Reactivating your unengaged (or not)

Let's start off by saying there is a lot of disagreement surrounding this topic. Not just between marketers and compliance and deliverability people but even within deliverability circles.

To be fair I'm one of the hardliners - I don't believe your unengaged customers need to get an email from you ever again. I strongly believe that unengaged customers are not lost but rather lost interest in the channel. Understanding the difference comes down to properly classifying the engagement. 

Let's ask - who are your unengaged recipients? Simple question but the responses vary. In most cases the underlying issue is always the same - the segmentation rules come from a decade ago when multi-channel marketing did not exist. 

I still hear marketers saying how they remove the unengaged based on the recipient's last open, website visit or order. This problem gets amplified with CDPs and data coming from multiple sources without proper treatment.
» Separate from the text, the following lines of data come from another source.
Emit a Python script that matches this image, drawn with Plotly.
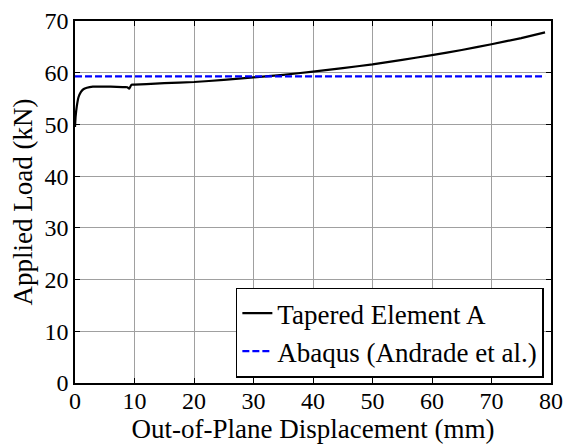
import plotly.graph_objects as go

# Tapered Element A curve
disp_mm = [0.0, 0.1, 0.3, 0.6, 1.0, 1.4, 2.0, 3.0, 4.0, 6.0, 8.0, 8.8, 9.1, 9.5, 10.0, 12.0, 15.0,
           20.0, 25.0, 30.0, 35.0, 40.0, 45.0, 50.0, 55.0, 60.0, 65.0, 70.0, 75.0, 79.0]
load_kN = [49.5, 51.5, 53.5, 55.3, 56.3, 56.8, 57.1, 57.3, 57.3, 57.3, 57.2, 57.2, 56.9, 57.7, 57.7, 57.8, 58.0,
           58.2, 58.6, 59.1, 59.6, 60.2, 60.9, 61.6, 62.5, 63.4, 64.4, 65.5, 66.7, 67.8]

# Abaqus reference
abaqus_x = [0.0, 79.0]
abaqus_y = [59.3, 59.3]

x_ticks = [0, 10, 20, 30, 40, 50, 60, 70, 80]
y_ticks = [0, 10, 20, 30, 40, 50, 60, 70]

FONT = "Liberation Serif"
FS_TICK = 24
FS = 27

fig = go.Figure()
fig.add_trace(go.Scatter(x=disp_mm, y=load_kN, mode="lines", name="Tapered Element A",
                         line=dict(color="black", width=2.2, shape="spline", smoothing=0.3)))
fig.add_trace(go.Scatter(x=abaqus_x, y=abaqus_y, mode="lines", name="Abaqus (Andrade et al.)",
                         line=dict(color="#0000ff", width=2.2, dash="7px,3px")))

axis_common = dict(showline=True, linecolor="black", linewidth=1.5, mirror="ticks",
                   ticks="inside", ticklen=5, tickcolor="black", showgrid=True,
                   gridcolor="#a0a0a0", gridwidth=1, zeroline=False,
                   tickfont=dict(family=FONT, size=FS_TICK, color="black"))

fig.update_layout(
    width=566, height=444,
    margin=dict(l=75, r=15, t=21, b=61, autoexpand=False),
    paper_bgcolor="white", plot_bgcolor="white",
    font=dict(family=FONT, color="black"),
    xaxis=dict(range=[0, 80], tickvals=x_ticks, ticklabelstandoff=-5,
               title=dict(text="Out-of-Plane Displacement (mm)", font=dict(family=FONT, size=FS), standoff=0),
               **axis_common),
    yaxis=dict(range=[0, 70], tickvals=y_ticks,
               title=dict(text="Applied Load (kN)", font=dict(family=FONT, size=FS), standoff=4),
               **axis_common),
    legend=dict(x=0.985, y=0.015, xanchor="right", yanchor="bottom",
                bgcolor="white", bordercolor="black", borderwidth=1.5,
                font=dict(family=FONT, size=FS, color="black"),
                tracegroupgap=0),
    showlegend=True,
)

fig.write_html("out.html", config={"displayModeBar": False})

with open("out.html", "r", encoding="utf-8") as f:
    html = f.read()
html = html.replace("<head>", "<head><style>html,body{margin:0;padding:0;overflow:hidden;}</style>", 1)
with open("out.html", "w", encoding="utf-8") as f:
    f.write(html)
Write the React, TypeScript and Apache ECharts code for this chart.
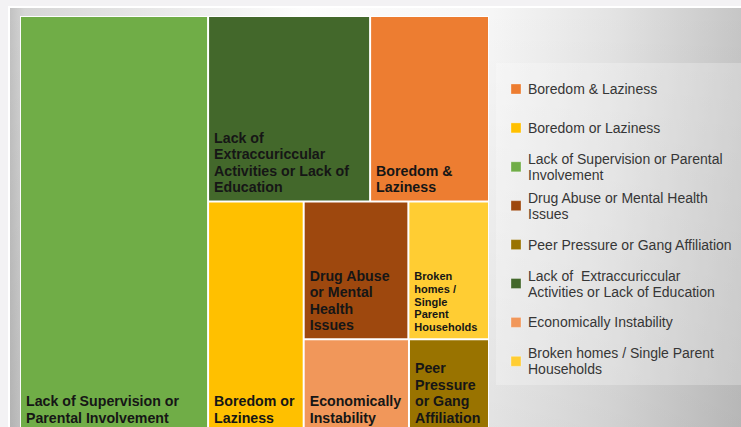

Order is an order whether it is online or offline, from email or social network. It's a mess that few marketers address before talking about engagement, removing unengaged and reengagement. 

Before you start considering reactivating anyone take a step back - look at the rules that marked them as unengaged. This is significantly more important than the reactivation part or to be more precise - it will have a major impact on how large the reactivation segment will be.

The root of the problem is usually in the mindset that assigns “value” to each individual recipient’s address. It prevents marketers from efficiently removing unengaged recipients and forces them to create arbitrary rules to keep as many recipients “active” as possible. This kind of defeats the purpose - by keeping a large number of unengaged recipients - possibly traps - in the list will permanently affect sender reputation.

For the removal of unengaged to make any sense you need to start thinking multi-channel. Forget about the latest orders and site visits - those come from various sources. You MUST start attributing engagement to exact channels so you don’t mix website engagement that came from a Facebook ad with engagements initiating from email. Only when you start properly measuring engagement for email as a channel can you start looking at unengaged as unengaged with your email communication.

At Mailkit we have built engagement scoring years ago to address this very issue and let marketers do more efficient segmentation. Most importantly by measuring the engagement over time you will be able to target reactivation campaigns to your less engaged customers to reactivate them. Once the recipients cross the threshold into the unengaged category you should not waste time, money and energy on reactivation - it’s too late.

Don’t forget there are other channels and the fact that the recipient is no longer interested in your emails doesn’t mean he’s no longer your customer. As customers mature they move across channels. You should not be intent on keeping them on one specific channel but rather making sure you have a happy customer… even though he may no longer like your emails.